TWO BEST TOO!

I have been asked by readers of the column to offer not only criticism but some advice especially because of the pending economic difficulties and also in light of the apparent daze that seems to have engulfed the country’s leadership. 

One of the first pieces of advice given in this column was to borrow from foreign sources as soon as possible after January 15. On reflection, it would have been an appropriate policy stance given what has unfolded in the World’s financial markets in recent weeks. 

Of course, we now know that the new Democratic Labour Party is obsessed with the size of the national debt and not its structure. In government, the structure of the country’s debt is paramount and with foreign debt accounting for only 28 percent of the country’s total national debt, the strategy to limit the foreign borrowing to the level of foreign repayment in a given year is appropriate. In opposition, the focus is on the size.   

In the prevailing circumstances, the protection of jobs and the maintenance of real spending power in the economy ought to be the two most important things on the minds of those responsible for the country’s economic management. 

The leadership must not be sucked into the conservative view that this is the time to cut-back on all government spending. Real fiscal stimulus ought to be the order of the day; it is broad-based government policy that is designed to stimulate consumption, savings and/or investment. 

Two weeks ago, I wrote: “The individual/household earns income from some productive use of labour and/or capital; this income may be consumed or saved. The income which is saved may be added to profits of the businesses to create a pool of capital for further investment”. 

I also wrote: “Therefore fiscal stimulus comes in the form of reduced taxation for individuals, households or businesses or increased wages and salaries designed to put more spending power in the economy. It could also come in the form of capital projects with a heavy emphasis on job creation”. 

In view of the request made of me, I offer the following not-for-profit advice designed to: (1) counter the economic downturn; (2) contain job losses; (3) restore some of the consumers’ spending power.
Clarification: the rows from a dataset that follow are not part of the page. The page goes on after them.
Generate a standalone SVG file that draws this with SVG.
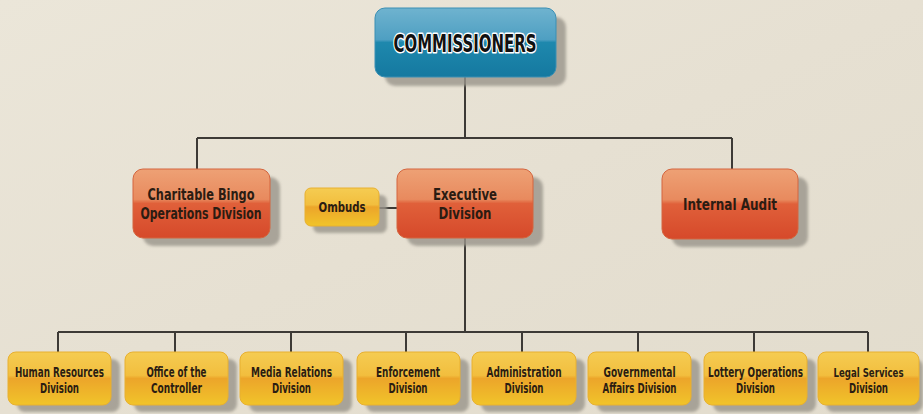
<svg xmlns="http://www.w3.org/2000/svg" width="923" height="414" viewBox="0 0 923 414">
<defs>
<linearGradient id="bg" x1="0" y1="0" x2="1" y2="1">
<stop offset="0" stop-color="#ebe6d9"/><stop offset="0.5" stop-color="#e6e0d2"/><stop offset="1" stop-color="#e2dccd"/>
</linearGradient>
<linearGradient id="gBlue" x1="0" y1="0" x2="0" y2="1">
<stop offset="0" stop-color="#6fb3cf"/><stop offset="0.46" stop-color="#4e9fc2"/><stop offset="0.5" stop-color="#1e88ad"/><stop offset="1" stop-color="#1579a0"/>
</linearGradient>
<linearGradient id="gOrange" x1="0" y1="0" x2="0" y2="1">
<stop offset="0" stop-color="#eea175"/><stop offset="0.44" stop-color="#e88a5e"/><stop offset="0.5" stop-color="#e0603a"/><stop offset="1" stop-color="#d6492a"/>
</linearGradient>
<linearGradient id="gYellow" x1="0" y1="0" x2="0" y2="1">
<stop offset="0" stop-color="#f5cc52"/><stop offset="0.44" stop-color="#f2be3e"/><stop offset="0.5" stop-color="#eca52a"/><stop offset="1" stop-color="#f1c42a"/>
</linearGradient>
<filter id="blur" x="-20%" y="-20%" width="140%" height="140%"><feGaussianBlur stdDeviation="1.5"/></filter>
</defs>
<style>
.shadow{fill:#9a958b;opacity:0.8;filter:url(#blur)}
.blue{fill:url(#gBlue);stroke:#3a8fb4;stroke-width:1}
.orange{fill:url(#gOrange);stroke:#d4653e;stroke-width:1}
.yellow{fill:url(#gYellow);stroke:#e8b030;stroke-width:1}
.line{fill:none;stroke:#3d3a36;stroke-width:2}
text{font-family:"DejaVu Sans Condensed","Liberation Sans Narrow","Liberation Sans",sans-serif;font-weight:bold;text-anchor:middle;fill:#2b1c12}
.big{font-size:24px;fill:#111;stroke:#fff;stroke-width:3;paint-order:stroke;stroke-linejoin:round}
.mid{font-size:16px}
.small{font-size:13.5px}
.tight{font-size:12px}
</style>
<rect width="923" height="414" fill="url(#bg)"/>
<g id="connectors">
<path class="line" d="M465 77 V138 M197 138 H732 M197 138 V169 M732 138 V169 M379 208 H397 M465 238 V332 M58 332 H868 M58 332 V352 M175 332 V352 M291 332 V352 M406 332 V352 M522 332 V352 M638 332 V352 M754 332 V352 M868 332 V352"/>
</g>
<g id="commissioners">
<rect class="shadow" x="385" y="17" width="181" height="69" rx="10"/>
<rect class="blue" x="375" y="8" width="181" height="69" rx="10"/>
<text class="big" x="465" y="52" textLength="143" lengthAdjust="spacingAndGlyphs">COMMISSIONERS</text>
</g>
<g id="charitable-bingo">
<rect class="shadow" x="143" y="177" width="137" height="69" rx="10"/>
<rect class="orange" x="133" y="169" width="137" height="69" rx="10"/>
<text class="mid" x="201" y="200" textLength="107" lengthAdjust="spacingAndGlyphs">Charitable Bingo</text>
<text class="mid" x="201" y="219" textLength="121" lengthAdjust="spacingAndGlyphs">Operations Division</text>
</g>
<g id="ombuds">
<rect class="shadow" x="313" y="195" width="74" height="38" rx="6"/>
<rect class="yellow" x="305" y="188" width="74" height="38" rx="6"/>
<text class="small" x="342" y="212" textLength="47" lengthAdjust="spacingAndGlyphs">Ombuds</text>
</g>
<g id="executive">
<rect class="shadow" x="407" y="177" width="136" height="69" rx="10"/>
<rect class="orange" x="397" y="169" width="136" height="69" rx="10"/>
<text class="mid" x="465" y="200" textLength="64" lengthAdjust="spacingAndGlyphs">Executive</text>
<text class="mid" x="465" y="219" textLength="53" lengthAdjust="spacingAndGlyphs">Division</text>
</g>
<g id="internal-audit">
<rect class="shadow" x="672" y="177" width="136" height="70" rx="10"/>
<rect class="orange" x="662" y="169" width="136" height="70" rx="10"/>
<text class="mid" x="730" y="210" textLength="94" lengthAdjust="spacingAndGlyphs">Internal Audit</text>
</g>
<g id="human-resources">
<rect class="shadow" x="17" y="359" width="103" height="53" rx="8"/>
<rect class="yellow" x="8" y="352" width="103" height="53" rx="8"/>
<text class="small" x="59.5" y="377" textLength="89" lengthAdjust="spacingAndGlyphs">Human Resources</text>
<text class="small" x="59.5" y="393" textLength="39" lengthAdjust="spacingAndGlyphs">Division</text>
</g>
<g id="controller">
<rect class="shadow" x="134" y="359" width="103" height="53" rx="8"/>
<rect class="yellow" x="125" y="352" width="103" height="53" rx="8"/>
<text class="small" x="176.5" y="377" textLength="60" lengthAdjust="spacingAndGlyphs">Office of the</text>
<text class="small" x="176.5" y="393" textLength="51" lengthAdjust="spacingAndGlyphs">Controller</text>
</g>
<g id="media-relations">
<rect class="shadow" x="249" y="359" width="103" height="53" rx="8"/>
<rect class="yellow" x="240" y="352" width="103" height="53" rx="8"/>
<text class="small" x="291.5" y="377" textLength="81" lengthAdjust="spacingAndGlyphs">Media Relations</text>
<text class="small" x="291.5" y="393" textLength="39" lengthAdjust="spacingAndGlyphs">Division</text>
</g>
<g id="enforcement">
<rect class="shadow" x="366" y="359" width="103" height="53" rx="8"/>
<rect class="yellow" x="357" y="352" width="103" height="53" rx="8"/>
<text class="small" x="408" y="377" textLength="64" lengthAdjust="spacingAndGlyphs">Enforcement</text>
<text class="small" x="408" y="393" textLength="39" lengthAdjust="spacingAndGlyphs">Division</text>
</g>
<g id="administration">
<rect class="shadow" x="481" y="359" width="104" height="53" rx="8"/>
<rect class="yellow" x="472" y="352" width="104" height="53" rx="8"/>
<text class="small" x="524" y="377" textLength="75" lengthAdjust="spacingAndGlyphs">Administration</text>
<text class="small" x="524" y="393" textLength="39" lengthAdjust="spacingAndGlyphs">Division</text>
</g>
<g id="governmental-affairs">
<rect class="shadow" x="597" y="359" width="103" height="53" rx="8"/>
<rect class="yellow" x="588" y="352" width="103" height="53" rx="8"/>
<text class="small" x="639.5" y="377" textLength="72" lengthAdjust="spacingAndGlyphs">Governmental</text>
<text class="small" x="639.5" y="393" textLength="74" lengthAdjust="spacingAndGlyphs">Affairs Division</text>
</g>
<g id="lottery-operations">
<rect class="shadow" x="713" y="359" width="103" height="53" rx="8"/>
<rect class="yellow" x="704" y="352" width="103" height="53" rx="8"/>
<text class="small" x="755.5" y="377" textLength="95" lengthAdjust="spacingAndGlyphs">Lottery Operations</text>
<text class="small" x="755.5" y="393" textLength="39" lengthAdjust="spacingAndGlyphs">Division</text>
</g>
<g id="legal-services">
<rect class="shadow" x="826" y="359" width="97" height="53" rx="8"/>
<rect class="yellow" x="818" y="352" width="101" height="53" rx="8"/>
<text class="tight" x="868.5" y="377" textLength="70" lengthAdjust="spacingAndGlyphs">Legal Services</text>
<text class="small" x="868.5" y="393" textLength="39" lengthAdjust="spacingAndGlyphs">Division</text>
</g>
</svg>
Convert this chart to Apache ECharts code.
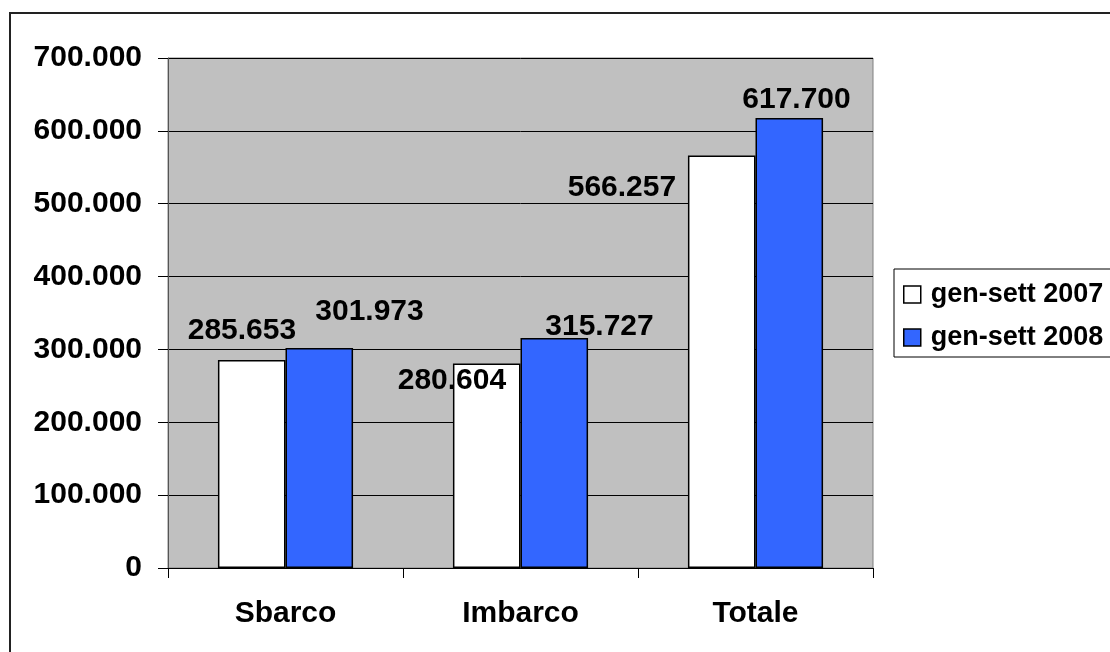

As a result, government’s fiscal deficit may increase by about 1% of GDP and the foreign reserves may decline by about $40 million as a result of the measures. Popularly referred to as counter-cyclical fiscal policy! 

Please note that the increase in public sector wages and salaries should have been “planned for” at the beginning of this fiscal year. 

The first stimulus in the economy would come from a speedy and adequate increase in wages and salaries for public sector workers. The increase should be two-tier with those at the bottom receiving a higher percentage increase because low-income workers do not benefit from income tax reductions and inflation affects them disproportionately.  

There is a category of worker in Barbados who earns too much to get the reverse (VAT) tax credit and too little to pay income taxes. The highest paid worker in this category must be the upper limit for the higher percentage increase.  Of course, this is only the principle; the actual numbers would better determine the upper limit. 

The second stimulus would come from a fair adjustment to the rate applied to property taxes. It is unreasonable for government to benefit outrageously from the improved value of properties which can only be realized if the owners sell their properties. And if the properties are sold, then the government benefits from the property transfer tax among other things. 

The third stimulus is to ensure that energy prices are brought even lower in line with the reality and it is not too late to reverse the decision on diesel prices. The multiplier effect of such changes would be more than welcomed. 

These initiatives are not exhaustive but necessary!